═══ Data segment

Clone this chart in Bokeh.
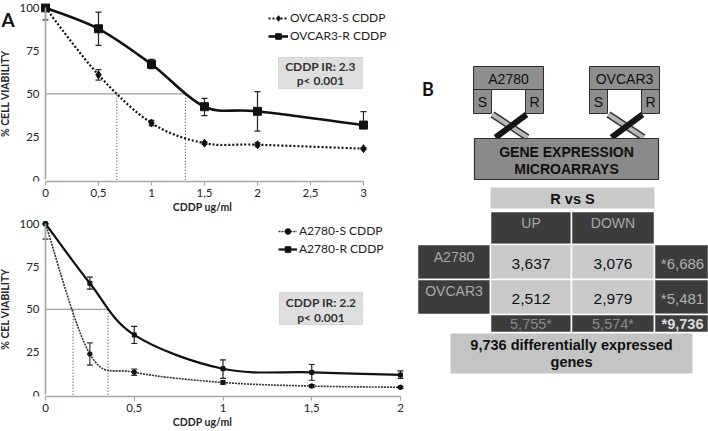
from bokeh.plotting import figure
from bokeh.models import (Range1d, FixedTicker, Legend, LegendItem, Whisker, ColumnDataSource,
                          Label, BoxAnnotation, TeeHead)
from bokeh.layouts import row, column
from bokeh.embed import file_html
from bokeh.resources import INLINE
from bokeh.core.properties import value

# ---------------- DATA ----------------
# Panel A top: OVCAR3
ov_dose = [0, 0.5, 1, 1.5, 2, 3]
ov_s_viab = [100, 61, 33, 21.3, 20.4, 18.1]
ov_s_err = [0, 3, 1.5, 0.8, 1.2, 0.6]
ov_r_viab = [100, 87.8, 67.2, 42.5, 39.8, 31.8]
ov_r_err_up = [0, 9.7, 2.8, 4.8, 11.5, 7.8]
ov_r_err_dn = [7, 9.7, 2.6, 5.2, 11.5, 0]
ov_ic50 = [0.673, 1.32]
ov_xticks = [0, 0.5, 1, 1.5, 2, 2.5, 3]
ov_xlabels = ["0", "0,5", "1", "1,5", "2", "2,5", "3"]
ov_names = ["OVCAR3-S CDDP", "OVCAR3-R CDDP"]
ov_box_text = ["CDDP IR: 2.3", "p< 0.001"]

# Panel A bottom: A2780
a2_dose = [0, 0.25, 0.5, 1, 1.5, 2]
a2_s_viab = [100, 23.8, 13.2, 7.2, 5.1, 4.4]
a2_s_err = [0, 6.5, 1.8, 1.0, 0.8, 0.6]
a2_r_viab = [100, 65.2, 35, 15.2, 13.1, 11.6]
a2_r_err_up = [0, 3.6, 5, 5.2, 4.6, 2.4]
a2_r_err_dn = [9, 3.4, 5, 5.6, 4.6, 2.0]
a2_ic50 = [0.155, 0.352]
a2_xticks = [0, 0.5, 1, 1.5, 2]
a2_xlabels = ["0", "0,5", "1", "1,5", "2"]
a2_names = ["A2780-S CDDP", "A2780-R CDDP"]
a2_box_text = ["CDDP IR: 2.2", "p< 0.001"]

yticks = [0, 25, 50, 75, 100]

# Panel B
cell_lines = ["A2780", "OVCAR3"]
directions = ["UP", "DOWN"]
up_counts = ["3,637", "2,512"]
down_counts = ["3,076", "2,979"]
row_totals = ["*6,686", "*5,481"]
col_totals = ["5,755*", "5,574*"]
grand_total = "*9,736"
summary_lines = ["9,736 differentially expressed", "genes"]
array_lines = ["GENE EXPRESSION", "MICROARRAYS"]

FONT = "Lato"
GFONT = value("Lato")
AFONT = value("Liberation Sans")
INK = "#111111"
AXC = "#a6a6a6"


def smooth(xs, ys, t=1.0 / 6):
    n = len(xs)
    d = dict(x0=[], y0=[], x1=[], y1=[], cx0=[], cy0=[], cx1=[], cy1=[])
    for i in range(n - 1):
        a, b = max(i - 1, 0), min(i + 2, n - 1)
        d["x0"].append(xs[i]); d["y0"].append(ys[i])
        d["x1"].append(xs[i + 1]); d["y1"].append(ys[i + 1])
        d["cx0"].append(xs[i] + (xs[i + 1] - xs[a]) * t)
        d["cy0"].append(ys[i] + (ys[i + 1] - ys[a]) * t)
        d["cx1"].append(xs[i + 1] - (xs[b] - xs[i]) * t)
        d["cy1"].append(ys[i + 1] - (ys[b] - ys[i]) * t)
    return ColumnDataSource(d)


def style_axes(p, xticks, xlabels, xmax):
    p.xaxis.ticker = FixedTicker(ticks=xticks)
    p.xaxis.major_label_overrides = {k: v for k, v in zip(xticks, xlabels)}
    p.yaxis.ticker = FixedTicker(ticks=yticks)
    p.xaxis.bounds = (0, xmax)
    p.yaxis.bounds = (0, 100)
    p.yaxis.fixed_location = 0
    for ax in (p.xaxis, p.yaxis):
        ax.axis_line_color = AXC
        ax.axis_line_width = 1.6
        ax.major_tick_line_color = AXC
        ax.major_tick_line_width = 1.2
        ax.minor_tick_line_color = None
        ax.major_tick_in = 0
        ax.major_label_text_font = FONT
        ax.major_label_text_font_size = "11.5px"
        ax.major_label_text_color = "#262626"
        ax.axis_label_text_font = FONT
        ax.axis_label_text_font_style = "bold"
        ax.axis_label_text_font_size = "10.5px"
        ax.axis_label_text_color = "#262626"
    p.xaxis.major_tick_out = 4
    p.yaxis.major_tick_out = 0
    p.xaxis.major_label_standoff = 3
    p.yaxis.major_label_standoff = 6
    p.xaxis.axis_label_standoff = 1
    p.yaxis.axis_label_standoff = 5
    p.xgrid.visible = False
    p.ygrid.visible = False
    p.outline_line_color = None


def panel(width, height, xr, xticks, xlabels, xmax, ylabel):
    p = figure(width=width, height=height, x_range=Range1d(*xr), y_range=Range1d(-1, 102.5),
               output_backend="svg", toolbar_location=None,
               min_border_left=0, min_border_right=8, min_border_top=3, min_border_bottom=35)
    p.xaxis.axis_label = "CDDP ug/ml"
    p.yaxis.axis_label = ylabel
    style_axes(p, xticks, xlabels, xmax)
    return p


def add_series(p, dose, viab, up, dn, line_kw, marker, msize, whisk_color):
    p.bezier(x0="x0", y0="y0", x1="x1", y1="y1", cx0="cx0", cy0="cy0", cx1="cx1", cy1="cy1",
             source=smooth(dose, viab), **line_kw)
    src = ColumnDataSource(dict(x=dose, y=viab,
                                upper=[v + e for v, e in zip(viab, up)],
                                lower=[v - e for v, e in zip(viab, dn)]))
    p.add_layout(Whisker(source=src, base="x", upper="upper", lower="lower", dimension="height",
                         line_color=whisk_color, line_width=1.2,
                         upper_head=TeeHead(size=6, line_color=whisk_color, line_width=1.2),
                         lower_head=TeeHead(size=6, line_color=whisk_color, line_width=1.2)))
    sc = p.scatter("x", "y", source=src, marker=marker, size=msize, color=INK)
    # one-point line: draws nothing in the plot, only provides the legend's line sample
    proxy = p.line(x=dose[:1], y=viab[:1], **line_kw)
    return [proxy, sc]


def add_ic50(p, ic50):
    p.segment(x0=[0], y0=[50], x1=[ic50[1]], y1=[50], line_color="#a0a0a0", line_width=1.3)
    p.segment(x0=ic50, y0=[0, 0], x1=ic50, y1=[50, 50], line_color="#555555", line_width=1.2,
              line_dash="1 2")


def add_box(p, left, right, bottom, top, lines, ys):
    p.add_layout(BoxAnnotation(left=left, right=right, bottom=bottom, top=top,
                               fill_color="#dedede", fill_alpha=1, line_color="#9a9a9a", line_width=1))
    for t, yv in zip(lines, ys):
        p.add_layout(Label(x=(left + right) / 2, y=yv, text=t, text_align="center", text_baseline="middle",
                           text_font=FONT, text_font_style="bold", text_font_size="12px", text_color="#333333"))


def add_legend(p, items, names, loc, gw):
    lg = Legend(items=[LegendItem(label=n, renderers=r) for n, r in zip(names, items)],
                location=loc, padding=0, margin=0, spacing=3, glyph_width=gw, glyph_height=14,
                label_height=14, label_width=95, label_standoff=2, border_line_color=None,
                background_fill_alpha=0, label_text_font=FONT, label_text_font_size="12px",
                label_text_color="#222222")
    p.add_layout(lg)


# ---------- top (OVCAR3) ----------
top = panel(412, 216, (-0.4245, 3.387), ov_xticks, ov_xlabels, 3, "% CELL VIABILITY")
add_ic50(top, ov_ic50)
s_items = add_series(top, ov_dose, ov_s_viab, ov_s_err, ov_s_err,
                     dict(line_color=INK, line_width=2.2, line_dash="2 2"), "diamond", 8, "#333333")
r_items = add_series(top, ov_dose, ov_r_viab, ov_r_err_up, ov_r_err_dn,
                     dict(line_color=INK, line_width=2.6), "square", 8, "#222222")
add_box(top, 2.198, 2.99, 53.1, 71.1, ov_box_text, [65.9, 57.7])
add_legend(top, [s_items, r_items], ov_names, (268, 138), 20)
top.add_layout(Label(x=1, y=162, x_units="screen", y_units="screen", text="A", text_align="left",
                     text_baseline="middle", text_font=FONT, text_font_style="bold",
                     text_font_size="19px", text_color="#111111"))

# ---------- bottom (A2780) ----------
bot = panel(412, 215, (-0.2535, 2.0225), a2_xticks, a2_xlabels, 2, "% CEL VIABILITY")
add_ic50(bot, a2_ic50)
s2 = add_series(bot, a2_dose, a2_s_viab, a2_s_err, a2_s_err,
                dict(line_color="#333333", line_width=1.6, line_dash="2 1"), "circle", 4.5, "#333333")
r2 = add_series(bot, a2_dose, a2_r_viab, a2_r_err_up, a2_r_err_dn,
                dict(line_color=INK, line_width=2.2), "square", 4, "#222222")
add_box(bot, 1.318, 1.786, 41.1, 59.8, a2_box_text, [53.8, 45.4])
add_legend(bot, [s2, r2], a2_names, (278, 140), 19)

# ---------- panel B ----------
pb = figure(width=296, height=431, x_range=Range1d(412, 708), y_range=Range1d(431, 0),
            output_backend="svg", toolbar_location=None, x_axis_type=None, y_axis_type=None,
            min_border=0)
pb.xgrid.visible = False
pb.ygrid.visible = False
pb.outline_line_color = None

BOXC = "#8e8e8e"
EDGE = "#2e2e2e"
box_left = [473, 589]
box_w, s_w = 70, 18
head_top, head_bot, sr_bot = 66, 89, 113
band_top, band_bot = 114, 137

pb.quad(left=box_left, right=[b + box_w for b in box_left], top=[head_top] * 2, bottom=[head_bot] * 2,
        fill_color=BOXC, line_color=EDGE, line_width=1)
pb.quad(left=box_left, right=[b + s_w for b in box_left], top=[head_bot] * 2, bottom=[sr_bot] * 2,
        fill_color=BOXC, line_color=EDGE, line_width=1)
pb.quad(left=[b + box_w - s_w for b in box_left], right=[b + box_w for b in box_left],
        top=[head_bot] * 2, bottom=[sr_bot] * 2, fill_color=BOXC, line_color=EDGE, line_width=1)
pb.text(x=[b + box_w / 2 for b in box_left], y=[(head_top + head_bot) / 2 + 0.5] * 2, text=cell_lines,
        text_align="center", text_baseline="middle", text_font=AFONT, text_font_size="14px",
        text_color="#111111")
pb.text(x=[b + s_w / 2 for b in box_left] + [b + box_w - s_w / 2 for b in box_left],
        y=[(head_bot + sr_bot) / 2 + 0.5] * 4, text=["S", "S", "R", "R"],
        text_align="center", text_baseline="middle", text_font=AFONT, text_font_size="14px",
        text_color="#111111")
# crossing bands
lx0 = [b + s_w + 1 for b in box_left]
lx1 = [b + 54 for b in box_left]
pb.segment(x0=lx0, y0=[band_top] * 2, x1=lx1, y1=[band_bot] * 2, line_color="#333333", line_width=7)
pb.segment(x0=lx0, y0=[band_top] * 2, x1=lx1, y1=[band_bot] * 2, line_color="#b8b8b8", line_width=4)
pb.segment(x0=[b + 53 for b in box_left], y0=[band_top] * 2, x1=[b + 22 for b in box_left],
           y1=[band_bot] * 2, line_color="#151515", line_width=6)
# microarray box
pb.quad(left=[474], right=[658], top=[138], bottom=[179], fill_color="#8a8a8a", line_color=EDGE,
        line_width=1.2)
pb.text(x=[566, 566], y=[151, 168], text=array_lines, text_align="center", text_baseline="middle",
        text_font=AFONT, text_font_style="bold", text_font_size="14px", text_color="#111111")
pb.text(x=[427.5], y=[88], text=["B"], text_align="center", text_baseline="middle", text_font=GFONT,
        text_font_style="bold", text_font_size="18px", text_color="#111111")

# table
DARK = "#3c3c3c"
LIGHT = "#c9c9c9"
WHITE = "#ffffff"
col_e = [417, 490, 571, 654, 708]
row_e = [244, 279, 314, 332]
hdr_top, hdr_bot = 211, 244
# R vs S
pb.quad(left=[col_e[1]], right=[col_e[3]], top=[187], bottom=[208], fill_color=LIGHT, line_color=None)
pb.text(x=[(col_e[1] + col_e[3]) / 2], y=[198], text=["R vs S"], text_align="center",
        text_baseline="middle", text_font=AFONT, text_font_style="bold", text_font_size="14.5px",
        text_color="#111111")
# header row
pb.quad(left=col_e[1:3], right=col_e[2:4], top=[hdr_top] * 2, bottom=[hdr_bot] * 2, fill_color=DARK,
        line_color=WHITE, line_width=1.5)
pb.text(x=[(col_e[1] + col_e[2]) / 2, (col_e[2] + col_e[3]) / 2], y=[222] * 2, text=directions,
        text_align="center", text_baseline="middle", text_font=AFONT, text_font_size="14px",
        text_color="#a8a8a8")
# row headers
pb.quad(left=[col_e[0]] * 2, right=[col_e[1]] * 2, top=row_e[0:2], bottom=row_e[1:3], fill_color=DARK,
        line_color=WHITE, line_width=1.5)
pb.text(x=[(col_e[0] + col_e[1]) / 2] * 2, y=[row_e[0] + 12, row_e[1] + 11], text=cell_lines,
        text_align="center", text_baseline="middle", text_font=AFONT, text_font_size="14px",
        text_color="#a8a8a8")
# value cells
pb.quad(left=[col_e[1], col_e[2], col_e[1], col_e[2]], right=[col_e[2], col_e[3], col_e[2], col_e[3]],
        top=[row_e[0], row_e[0], row_e[1], row_e[1]], bottom=[row_e[1], row_e[1], row_e[2], row_e[2]],
        fill_color=LIGHT, line_color=WHITE, line_width=1.5)
vx = [(col_e[1] + col_e[2]) / 2, (col_e[2] + col_e[3]) / 2]
vy = [row_e[0] + 19, row_e[1] + 19]
pb.text(x=[vx[0], vx[1], vx[0], vx[1]], y=[vy[0], vy[0], vy[1], vy[1]],
        text=[up_counts[0], down_counts[0], up_counts[1], down_counts[1]], text_align="center",
        text_baseline="middle", text_font=AFONT, text_font_size="15.5px", text_color="#111111")
# row totals
pb.quad(left=[col_e[3]] * 2, right=[col_e[4]] * 2, top=row_e[0:2], bottom=row_e[1:3], fill_color=DARK,
        line_color=WHITE, line_width=1.5)
pb.text(x=[(col_e[3] + col_e[4]) / 2 + 1] * 2, y=vy, text=row_totals, text_align="center",
        text_baseline="middle", text_font=AFONT, text_font_size="15px", text_color="#b0b0b0")
# column totals
pb.quad(left=col_e[1:4], right=col_e[2:5], top=[row_e[2]] * 3, bottom=[row_e[3]] * 3, fill_color=DARK,
        line_color=WHITE, line_width=1.5)
pb.text(x=vx, y=[323.5] * 2, text=col_totals, text_align="center", text_baseline="middle",
        text_font=AFONT, text_font_size="14.5px", text_color="#8a8a8a")
pb.text(x=[(col_e[3] + col_e[4]) / 2 + 1], y=[323.5], text=[grand_total], text_align="center",
        text_baseline="middle", text_font=AFONT, text_font_style="bold", text_font_size="14.5px",
        text_color="#dcdcdc")
# summary
pb.quad(left=[450], right=[692], top=[333], bottom=[373], fill_color="#c4c4c4", line_color=None)
pb.text(x=[571, 571], y=[344, 361.5], text=summary_lines, text_align="center", text_baseline="middle",
        text_font=AFONT, text_font_style="bold", text_font_size="14.5px", text_color="#111111")

layout = row(column(top, bot), pb)
open("out.html", "w").write(file_html(layout, INLINE))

══════

Leave out any pictures, please, and quote only the lines from the top of the data through the line that contains "from bokeh.core.properties import value".

Clone this chart in Bokeh.
from bokeh.plotting import figure
from bokeh.models import (Range1d, FixedTicker, Legend, LegendItem, Whisker, ColumnDataSource,
                          Label, BoxAnnotation, TeeHead)
from bokeh.layouts import row, column
from bokeh.embed import file_html
from bokeh.resources import INLINE
from bokeh.core.properties import value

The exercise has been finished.